— begin Raw data —
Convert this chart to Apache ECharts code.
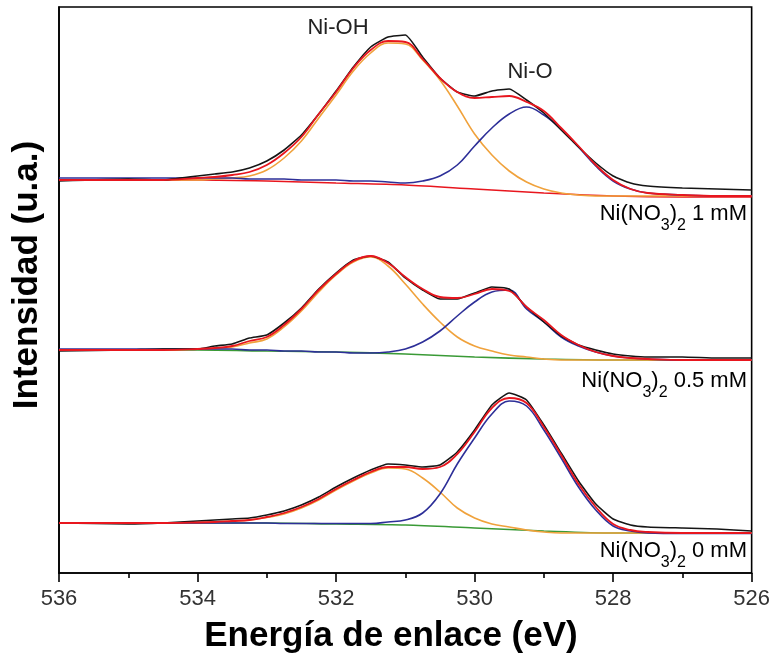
<!DOCTYPE html>
<html>
<head>
<meta charset="utf-8">
<script src="https://cdn.jsdelivr.net/npm/echarts@6/dist/echarts.min.js"></script>
<style>
html,body{margin:0;padding:0;background:#fff;}
#chart{width:773px;height:658px;}
</style>
</head>
<body>
<div id="chart"></div>
<script>
// Binding energy grid (eV) for all curves
const energy = [536, 535, 534.5, 534, 533.75, 533.5, 533.25, 533, 532.75, 532.5, 532.25, 532, 531.75, 531.5, 531.25, 531, 530.75, 530.5, 530.25, 530, 529.75, 529.5, 529.25, 529, 528.75, 528.5, 528.25, 528, 527.75, 527.5, 527, 526.5, 526];

// Ni(NO3)2 1 mM (top)
const raw1mM   = [392,394,393,397,399,401,405,412,423,438,459,482,506,526,536,538,516,495,481,477,482,484,473,460,443,426,410,397,390,387,385,384,383];
const fit1mM   = [393,393,393,395,396,398,401,408,420,436,459,481,505,523,532,531,514,495,481,475,476,477,471,462,445,427,408,393,384,380,378,377,377];
const niOH1mM  = [393,393,393,393,394,395,397,403,415,432,455,478,502,520,530,529,513,493,467,439,418,402,391,384,380,378,377,377,377,377,377,377,377];
const niO1mM   = [395,395,395,395,395,395,394,394,394,393,393,393,392,392,391,390,392,397,408,427,445,459,466,458,444,426,407,392,384,380,378,377,377];
const bgEnergy1mM = [536, 534, 533, 532, 531, 530, 529, 528, 527, 526];
const bg1mM    = [393,393,392,390,388,384,380,377,376,376];

// Ni(NO3)2 0.5 mM (middle)
const raw05mM  = [222,223,224,224,227,229,235,238,250,265,284,300,313,317,311,295,283,274,274,280,286,284,266,251,237,228,223,219,217,216,216,215,215];
const fit05mM  = [223,223,223,224,225,227,232,236,248,264,283,299,312,317,310,296,284,276,275,279,284,282,266,253,238,228,221,217,215,214,213,213,213];
const niOH05mM = [223,223,223,224,224.5,226,230,234,246,262,281,298,311,316,307,289,269,251,236,227,222,218,216,214,213,213,213,213,213,213,213,213,213];
const niO05mM  = [224,224,224,224,224,224,223,223,222,222,221,221,220,220,221,224,231,242,257,271,281,283,264,251,236,227,221,217,215,214,213,213,213];
const bgEnergy05mM = [536, 534, 533, 532, 531, 530, 529, 528, 526];
const bg05mM   = [223,223,222,221,219,216,214,213,213];

// Ni(NO3)2 0 mM (bottom)
const raw0mM   = [50,49,50,52,53,54,55,58,62,68,76,86,95,103,109,108,106,108,121,143,168,180,173,148,120,92,69,54,48,46,45,44,42];
const fit0mM   = [50,50,50,50.5,51,52,53,56,60,66,74,84,93,101,106,106,104,106,119,141,165,175,170,146,118,89,66,49,43,41,40,40,40];
const niOH0mM  = [50,50,50,50.5,51,52,53,55.5,59,65,73,83,92,100,105,104,95,81,65,55,49,46,43,41,40,40,40,40,40,40,40,40,40];
const niO0mM   = [50,50,50,50,50,50,50,50,49.5,49.5,49.5,49.5,49.5,49.5,51,53,60,79,109,135,159,172,167,143,115,86,63,47,42,40,39.5,39.5,39.5];
const bgEnergy0mM = [536, 533, 532, 531, 530, 529, 528, 526];
const bg0mM    = [50,50,49,48,45,42,40,40];

// Axis ticks / labels
const xMin = 526, xMax = 536, xStep = 2;
const peakLabels = ['Ni-OH', 'Ni-O'];
const sampleConc = ['1 mM', '0.5 mM', '0 mM'];

const C = {raw:'#151515', fit:'#e8161e', oh:'#f0a23c', o:'#2d2f98', bgRed:'#e8161e', bgGreen:'#3a9a36'};
const FONT = '"Liberation Sans", Arial, sans-serif';

function pts(xs, ys){ return xs.map((x,i)=>[x, ys[i]]); }
function line(name, xs, ys, color, width, smooth, z){
  return {name, type:'line', data:pts(xs, ys), showSymbol:false, symbol:'none',
    smooth: smooth, lineStyle:{color, width}, itemStyle:{color}, z: z, silent:true};
}

const series = [
  line('bg1', bgEnergy1mM, bg1mM, C.bgRed, 1.6, 0.3, 2),
  line('oh1', energy, niOH1mM, C.oh, 1.6, 0.4, 3),
  line('o1', energy, niO1mM, C.o, 1.6, 0.4, 3),
  line('raw1', energy, raw1mM, C.raw, 1.6, 0.15, 4),
  line('fit1', energy, fit1mM, C.fit, 1.8, 0.4, 5),

  line('bg05', bgEnergy05mM, bg05mM, C.bgGreen, 1.6, 0.3, 2),
  line('oh05', energy, niOH05mM, C.oh, 1.6, 0.4, 3),
  line('o05', energy, niO05mM, C.o, 1.6, 0.4, 3),
  line('raw05', energy, raw05mM, C.raw, 1.6, 0.15, 4),
  line('fit05', energy, fit05mM, C.fit, 1.8, 0.4, 5),

  line('bg0', bgEnergy0mM, bg0mM, C.bgGreen, 1.6, 0.3, 2),
  line('oh0', energy, niOH0mM, C.oh, 1.6, 0.4, 3),
  line('o0', energy, niO0mM, C.o, 1.6, 0.4, 3),
  line('raw0', energy, raw0mM, C.raw, 1.6, 0.15, 4),
  line('fit0', energy, fit0mM, C.fit, 1.8, 0.4, 5)
];

const richStyles = {
  m:{fontSize:22, fontFamily:FONT, color:'#222', lineHeight:40, verticalAlign:'middle'},
  s:{fontSize:16, fontFamily:FONT, color:'#222', lineHeight:16, verticalAlign:'bottom'}
};
function sampleText(conc){ return '{m|Ni(NO}{s|3}{m|)}{s|2}{m| ' + conc + '}'; }

const chart = echarts.init(document.getElementById('chart'), null, {renderer:'canvas'});
chart.setOption({
  animation:false,
  backgroundColor:'#fff',
  grid:{left:59, right:21, top:7, bottom:85, show:true, borderColor:'#000', borderWidth:1.6, backgroundColor:'transparent'},
  xAxis:{
    type:'value', min:xMin, max:xMax, interval:xStep, inverse:true,
    axisLine:{show:true, onZero:false, lineStyle:{color:'#000', width:1.6}},
    axisTick:{show:true, inside:false, length:9, lineStyle:{color:'#000', width:1.6}},
    minorTick:{show:true, splitNumber:2, length:5, lineStyle:{color:'#000', width:1.6}},
    splitLine:{show:false},
    axisLabel:{fontSize:22, color:'#333', fontFamily:FONT, margin:15}
  },
  yAxis:{
    type:'value', min:0, max:566,
    axisLine:{show:true, lineStyle:{color:'#000', width:1.6}},
    axisTick:{show:false}, axisLabel:{show:false}, splitLine:{show:false}
  },
  series: series,
  graphic:[
    {type:'text', x:391, y:636, style:{text:'Energía de enlace (eV)', font:'bold 35px '+FONT, fill:'#000', align:'center', verticalAlign:'middle'}},
    {type:'text', x:27, y:275, rotation:Math.PI/2, style:{text:'Intensidad (u.a.)', font:'bold 35px '+FONT, fill:'#000', align:'center', verticalAlign:'middle'}},
    {type:'text', x:338, y:28, style:{text:peakLabels[0], font:'22px '+FONT, fill:'#222', align:'center', verticalAlign:'middle'}},
    {type:'text', x:530, y:72, style:{text:peakLabels[1], font:'22px '+FONT, fill:'#222', align:'center', verticalAlign:'middle'}},
    {type:'text', x:747, y:214, style:{text:sampleText(sampleConc[0]), rich:richStyles, align:'right', verticalAlign:'middle'}},
    {type:'text', x:747, y:381, style:{text:sampleText(sampleConc[1]), rich:richStyles, align:'right', verticalAlign:'middle'}},
    {type:'text', x:747, y:551, style:{text:sampleText(sampleConc[2]), rich:richStyles, align:'right', verticalAlign:'middle'}}
  ]
});
</script>
</body>
</html>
— end Raw data —
Exactly reproduce the run of lines from the start of the listing through the line with "527, 526.5, 526];", inclusive; pictures are not copied.

Convert this chart to Apache ECharts code.
<!DOCTYPE html>
<html>
<head>
<meta charset="utf-8">
<script src="https://cdn.jsdelivr.net/npm/echarts@6/dist/echarts.min.js"></script>
<style>
html,body{margin:0;padding:0;background:#fff;}
#chart{width:773px;height:658px;}
</style>
</head>
<body>
<div id="chart"></div>
<script>
// Binding energy grid (eV) for all curves
const energy = [536, 535, 534.5, 534, 533.75, 533.5, 533.25, 533, 532.75, 532.5, 532.25, 532, 531.75, 531.5, 531.25, 531, 530.75, 530.5, 530.25, 530, 529.75, 529.5, 529.25, 529, 528.75, 528.5, 528.25, 528, 527.75, 527.5, 527, 526.5, 526];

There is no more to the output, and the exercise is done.